(TASK TO COMPLETE):
Pictures do not belong in the copy; restate the records below word for word.

[Records with drawing code]
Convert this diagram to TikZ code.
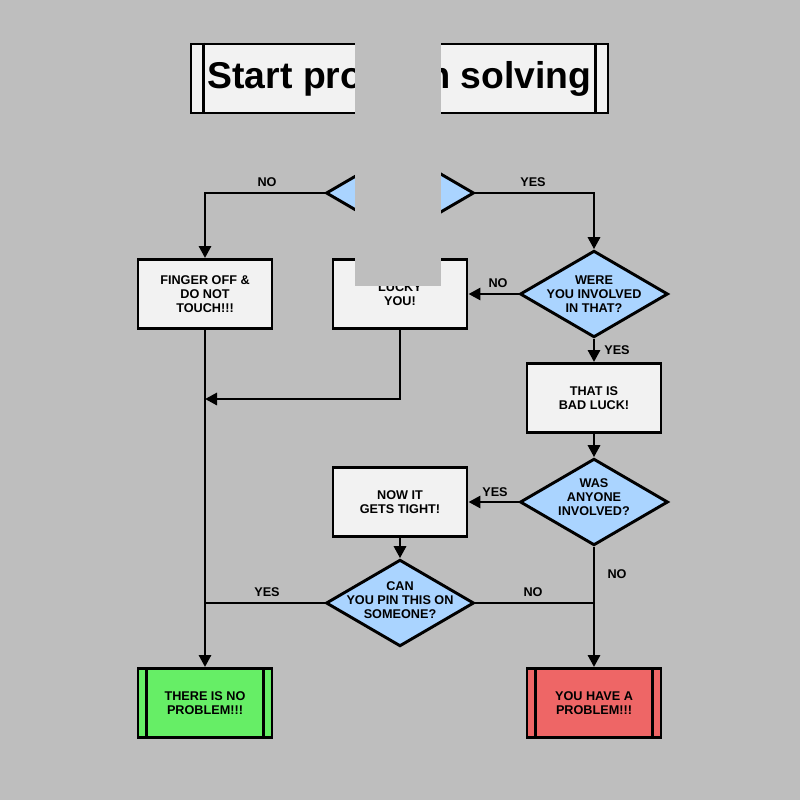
\documentclass[tikz,border=0pt]{standalone}
\usepackage{fontspec}
\setmainfont{Liberation Sans}
\usetikzlibrary{shapes.geometric,arrows.meta}
\definecolor{bg}{HTML}{BEBEBE}
\definecolor{boxf}{HTML}{F2F2F2}
\definecolor{dia}{HTML}{AAD4FF}
\definecolor{gr}{HTML}{66EE66}
\definecolor{rd}{HTML}{EE6666}
\begin{document}
\begin{tikzpicture}[x=0.75pt,y=-0.75pt,
  box/.style={draw,line width=2.2pt,fill=boxf,minimum width=100.5pt,minimum height=51.75pt,inner sep=0pt,align=center,font=\fontsize{9.5}{10.5}\selectfont\bfseries},
  dm/.style={draw,line width=2.2pt,fill=dia,diamond,minimum width=111pt,minimum height=65pt,inner sep=0pt},
  lab/.style={font=\fontsize{9.5}{10.5}\selectfont\bfseries,align=center,inner sep=0pt},
  ln/.style={line width=2.2pt},
  ar/.style={line width=2.2pt,-{Triangle[length=9pt,width=9pt]}},
  bar/.style={line width=2.2pt}]
\fill[bg] (0,0) rectangle (800,800);
\useasboundingbox (0,0) rectangle (800,800);
\node[box,minimum width=312.75pt,minimum height=51.75pt,font=\fontsize{28}{30}\selectfont\bfseries] (t) at (399.5,78.5) {Start problem solving};
\draw[bar] ([xshift=10.5pt]t.north west) -- ([xshift=10.5pt]t.south west);
\draw[bar] ([xshift=-10.5pt]t.north east) -- ([xshift=-10.5pt]t.south east);
\node[dm] (d1) at (400,193) {};
\node[box] (f) at (205,294) {FINGER OFF \&\\DO NOT\\TOUCH!!!};
\node[box] (l) at (400,294) {LUCKY\\YOU!};
\node[dm] (d2) at (594,294) {};
\node[lab] at (594,294) {WERE\\YOU INVOLVED\\IN THAT?};
\node[box] (b) at (594,398) {THAT IS\\BAD LUCK!};
\node[dm] (d3) at (594,502) {};
\node[lab] at (594,497) {WAS\\ANYONE\\INVOLVED?};
\node[box] (n) at (400,502) {NOW IT\\GETS TIGHT!};
\node[dm] (d4) at (400,603) {};
\node[lab] at (400,600) {CAN\\YOU PIN THIS ON\\SOMEONE?};
\node[box,fill=gr] (g) at (205,703) {THERE IS NO\\PROBLEM!!!};
\node[box,fill=rd] (r) at (594,703) {YOU HAVE A\\PROBLEM!!!};
\foreach \n in {g,r}{
 \draw[bar] ([xshift=7.5pt]\n.north west) -- ([xshift=7.5pt]\n.south west);
 \draw[bar] ([xshift=-7.5pt]\n.north east) -- ([xshift=-7.5pt]\n.south east);}
\coordinate (j1) at (205,399);
\draw[ar] (d1.west) -| (f.north);
\draw[ar] (d1.east) -| (d2.north);
\draw[ar] (d2.west) -- (l.east);
\draw[ar] (d2.south) -- (b.north);
\draw[ar] (b.south) -- (d3.north);
\draw[ar] (d3.west) -- (n.east);
\draw[ar] (n.south) -- (d4.north);
\draw[ar] (l.south) |- (j1);
\draw[ar] (f.south) -- (g.north);
\draw[ar] (d3.south) -- (r.north);
\draw[ln] (d4.west) -- (205,603);
\draw[ln] (d4.east) -- (594,603);
\node[lab] at (267,182) {NO};
\node[lab] at (533,182) {YES};
\node[lab] at (498,283) {NO};
\node[lab] at (617,350) {YES};
\node[lab] at (495,492) {YES};
\node[lab] at (617,574) {NO};
\node[lab] at (267,592) {YES};
\node[lab] at (533,592) {NO};
\fill[bg] (355,38) rectangle (441,286);
\end{tikzpicture}
\end{document}
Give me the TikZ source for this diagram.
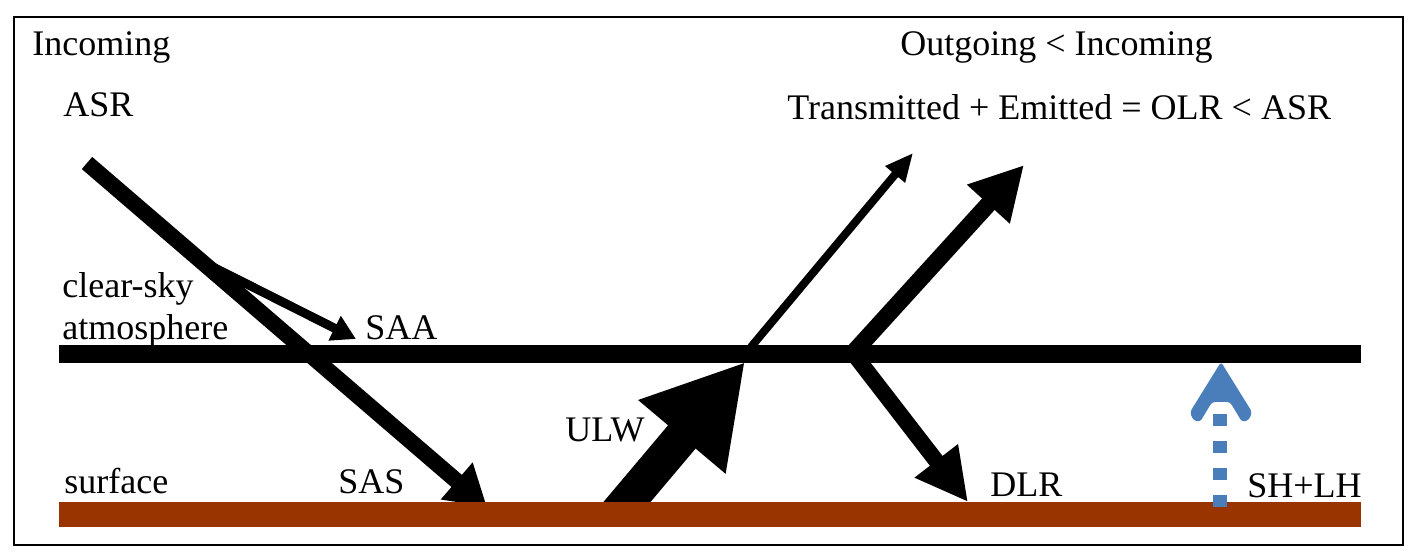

(ANSWER BELOW):
Convert this diagram to TikZ code.
\documentclass[tikz,border=0pt]{standalone}
\usepackage{fontspec}
\setmainfont{Liberation Sans}
\usetikzlibrary{shapes.geometric,arrows.meta}
\definecolor{bg}{HTML}{BEBEBE}
\definecolor{boxf}{HTML}{F2F2F2}
\definecolor{dia}{HTML}{AAD4FF}
\definecolor{gr}{HTML}{66EE66}
\definecolor{rd}{HTML}{EE6666}
\begin{document}
\begin{tikzpicture}[x=0.75pt,y=-0.75pt,
  box/.style={draw,line width=2.2pt,fill=boxf,minimum width=100.5pt,minimum height=51.75pt,inner sep=0pt,align=center,font=\fontsize{9.5}{10.5}\selectfont\bfseries},
  dm/.style={draw,line width=2.2pt,fill=dia,diamond,minimum width=111pt,minimum height=65pt,inner sep=0pt},
  lab/.style={font=\fontsize{9.5}{10.5}\selectfont\bfseries,align=center,inner sep=0pt},
  ln/.style={line width=2.2pt},
  ar/.style={line width=2.2pt,-{Triangle[length=9pt,width=9pt]}},
  bar/.style={line width=2.2pt}]
\fill[bg] (0,0) rectangle (800,800);
\useasboundingbox (0,0) rectangle (800,800);
\node[box,minimum width=312.75pt,minimum height=51.75pt,font=\fontsize{28}{30}\selectfont\bfseries] (t) at (399.5,78.5) {Start problem solving};
\draw[bar] ([xshift=10.5pt]t.north west) -- ([xshift=10.5pt]t.south west);
\draw[bar] ([xshift=-10.5pt]t.north east) -- ([xshift=-10.5pt]t.south east);
\node[dm] (d1) at (400,193) {};
\node[box] (f) at (205,294) {FINGER OFF \&\\DO NOT\\TOUCH!!!};
\node[box] (l) at (400,294) {LUCKY\\YOU!};
\node[dm] (d2) at (594,294) {};
\node[lab] at (594,294) {WERE\\YOU INVOLVED\\IN THAT?};
\node[box] (b) at (594,398) {THAT IS\\BAD LUCK!};
\node[dm] (d3) at (594,502) {};
\node[lab] at (594,497) {WAS\\ANYONE\\INVOLVED?};
\node[box] (n) at (400,502) {NOW IT\\GETS TIGHT!};
\node[dm] (d4) at (400,603) {};
\node[lab] at (400,600) {CAN\\YOU PIN THIS ON\\SOMEONE?};
\node[box,fill=gr] (g) at (205,703) {THERE IS NO\\PROBLEM!!!};
\node[box,fill=rd] (r) at (594,703) {YOU HAVE A\\PROBLEM!!!};
\foreach \n in {g,r}{
 \draw[bar] ([xshift=7.5pt]\n.north west) -- ([xshift=7.5pt]\n.south west);
 \draw[bar] ([xshift=-7.5pt]\n.north east) -- ([xshift=-7.5pt]\n.south east);}
\coordinate (j1) at (205,399);
\draw[ar] (d1.west) -| (f.north);
\draw[ar] (d1.east) -| (d2.north);
\draw[ar] (d2.west) -- (l.east);
\draw[ar] (d2.south) -- (b.north);
\draw[ar] (b.south) -- (d3.north);
\draw[ar] (d3.west) -- (n.east);
\draw[ar] (n.south) -- (d4.north);
\draw[ar] (l.south) |- (j1);
\draw[ar] (f.south) -- (g.north);
\draw[ar] (d3.south) -- (r.north);
\draw[ln] (d4.west) -- (205,603);
\draw[ln] (d4.east) -- (594,603);
\node[lab] at (267,182) {NO};
\node[lab] at (533,182) {YES};
\node[lab] at (498,283) {NO};
\node[lab] at (617,350) {YES};
\node[lab] at (495,492) {YES};
\node[lab] at (617,574) {NO};
\node[lab] at (267,592) {YES};
\node[lab] at (533,592) {NO};
\fill[bg] (355,38) rectangle (441,286);
\end{tikzpicture}
\end{document}
Give me the TikZ source for this diagram.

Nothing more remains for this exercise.